Embarking on a new diet, even a detox, forces you to evaluate your diet, while also being more motivated to increase the amount of fruit and vegetables eaten, to drink more water and to cut down on junk food, alcohol and caffeine. These are, however, long-term efforts and should become part of a healthy eating regime. They are not a quick fix to weight loss.
"There are many healthier ways to achieve target weight by focusing and adopting a healthy lifestyle," encourages Chuluuntulga. "It is important to nourish and maintain the body's robust self-cleansing system with a balanced healthy diet, regular exercise, adequate fluid intake, sufficient sleep and a positive mindset.
A more effective alternative
"Taking a long-term approach that allows your brain to adjust to your weight loss is always my number one recommendation," advises McKeown.
"Maintaining a slow and healthy weight loss, through moderate changes in lifestyle, better nutrition choices, and modest physical activity like a brisk walk a few times a week, is much more sustainable and therefore less likely to lead to rebound weight gain."

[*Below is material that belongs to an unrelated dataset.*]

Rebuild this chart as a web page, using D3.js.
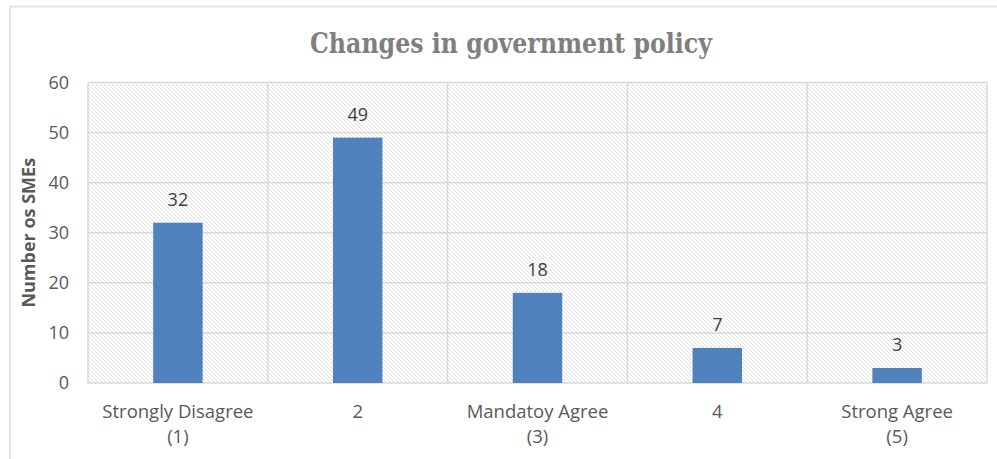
<!DOCTYPE html>
<html>
<head>
<meta charset="utf-8">
<script src="https://cdn.jsdelivr.net/npm/d3@7"></script>
<style>
  html, body { margin: 0; padding: 0; background: #fff; }
  svg { display: block; }
</style>
</head>
<body>
<svg id="chart" width="997" height="459"></svg>
<script>
// Survey responses: number of SMEs per agreement level
const categories = [
  ["Strongly Disagree", "(1)"],
  ["2"],
  ["Mandatoy Agree", "(3)"],
  ["4"],
  ["Strong Agree", "(5)"]
];
const counts = [32, 49, 18, 7, 3];
const yTicks = [0, 10, 20, 30, 40, 50, 60];
const chartTitle = "Changes in government policy";
const yTitle = "Number os SMEs";

const svg = d3.select("#chart");
const W = 997, H = 459;
const plot = { left: 88, right: 987, top: 82.5, bottom: 383 };
const sans = "'Open Sans', 'Noto Sans', sans-serif";

// Outer frame (left and top edges visible)
svg.append("path")
  .attr("d", `M10,${H + 2} L10,6.5 L${W + 2},6.5`)
  .attr("fill", "none")
  .attr("stroke", "#e3e3e3")
  .attr("stroke-width", 2);

// Diagonal hatch fill for the plot area
const defs = svg.append("defs");
const pat = defs.append("pattern")
  .attr("id", "hatch")
  .attr("patternUnits", "userSpaceOnUse")
  .attr("width", 4).attr("height", 4);
pat.append("rect").attr("width", 4).attr("height", 4).attr("fill", "#ffffff");
pat.append("path")
  .attr("d", "M-1,-1 L5,5 M-1,3 L1,5 M3,-1 L5,1")
  .attr("stroke", "#e2e2e2")
  .attr("stroke-width", 1);

const x = d3.scaleBand()
  .domain(d3.range(categories.length))
  .range([plot.left, plot.right])
  .paddingInner(0).paddingOuter(0);

const y = d3.scaleLinear()
  .domain([0, 60])
  .range([plot.bottom, plot.top]);

svg.append("rect")
  .attr("x", plot.left).attr("y", plot.top)
  .attr("width", plot.right - plot.left)
  .attr("height", plot.bottom - plot.top)
  .attr("fill", "url(#hatch)");

// Horizontal gridlines
svg.append("g")
  .selectAll("line")
  .data(yTicks)
  .join("line")
  .attr("x1", plot.left).attr("x2", plot.right)
  .attr("y1", d => y(d)).attr("y2", d => y(d))
  .attr("stroke", "#d9d9d9")
  .attr("stroke-width", 1.5);

// Vertical gridlines at category boundaries
const bounds = d3.range(categories.length + 1).map(i =>
  i < categories.length ? x(i) : x(categories.length - 1) + x.bandwidth());
svg.append("g")
  .selectAll("line")
  .data(bounds)
  .join("line")
  .attr("x1", d => d).attr("x2", d => d)
  .attr("y1", plot.top).attr("y2", plot.bottom)
  .attr("stroke", "#d9d9d9")
  .attr("stroke-width", 1.5);

// Bars
const barW = x.bandwidth() * 0.275;
svg.append("g")
  .selectAll("rect")
  .data(counts)
  .join("rect")
  .attr("x", (d, i) => x(i) + x.bandwidth() / 2 - barW / 2)
  .attr("y", d => y(d))
  .attr("width", barW)
  .attr("height", d => y(0) - y(d))
  .attr("fill", "#4f81bd");

// Value labels
svg.append("g")
  .selectAll("text")
  .data(counts)
  .join("text")
  .attr("x", (d, i) => x(i) + x.bandwidth() / 2)
  .attr("y", d => y(d) - 17)
  .attr("text-anchor", "middle")
  .attr("font-family", sans)
  .attr("font-size", 18)
  .attr("fill", "#404040")
  .text(d => d);

// Y axis tick labels
const yAxis = d3.axisLeft(y).tickValues(yTicks).tickSize(0).tickPadding(0);
const gy = svg.append("g")
  .attr("transform", `translate(${plot.left - 19},0)`)
  .call(yAxis);
gy.select(".domain").remove();
gy.selectAll("text")
  .attr("font-family", sans)
  .attr("font-size", 18)
  .attr("fill", "#595959");

// Category labels (two lines where needed)
const cat = svg.append("g")
  .selectAll("text")
  .data(categories)
  .join("text")
  .attr("x", (d, i) => x(i) + x.bandwidth() / 2)
  .attr("y", 418)
  .attr("text-anchor", "middle")
  .attr("font-family", sans)
  .attr("font-size", 18.5)
  .attr("fill", "#595959");
cat.selectAll("tspan")
  .data(d => d)
  .join("tspan")
  .attr("x", function () { return d3.select(this.parentNode).attr("x"); })
  .attr("dy", (d, i) => i === 0 ? 0 : 25)
  .text(d => d);

// Y axis title
svg.append("text")
  .attr("transform", `translate(35,${(plot.top + plot.bottom) / 2}) rotate(-90)`)
  .attr("text-anchor", "middle")
  .attr("font-family", sans)
  .attr("font-size", 18)
  .attr("font-weight", "bold")
  .attr("fill", "#595959")
  .text(yTitle);

// Chart title
svg.append("text")
  .attr("x", 511)
  .attr("y", 53)
  .attr("text-anchor", "middle")
  .attr("font-family", "'DejaVu Serif Condensed', 'DejaVu Serif', serif")
  .attr("font-size", 27)
  .attr("font-weight", "bold")
  .attr("fill", "#7f7f7f")
  .attr("textLength", 402)
  .attr("lengthAdjust", "spacingAndGlyphs")
  .text(chartTitle);
</script>
</body>
</html>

Detox diets claim to help eliminate toxins from the body and aid weight loss while also promoting health and well-being, but there is no clinical evidence to support such claims.
While they might help in the short term, the reality is that any weight lost during detox is likely to be regained once returning to normal eating habits. Instead, doctors and nutritionists recommend a long-term approach to weight loss which allows the body and brain to adjust to a healthier lifestyle - including a healthy diet rich in fruit and vegetables with regular exercise.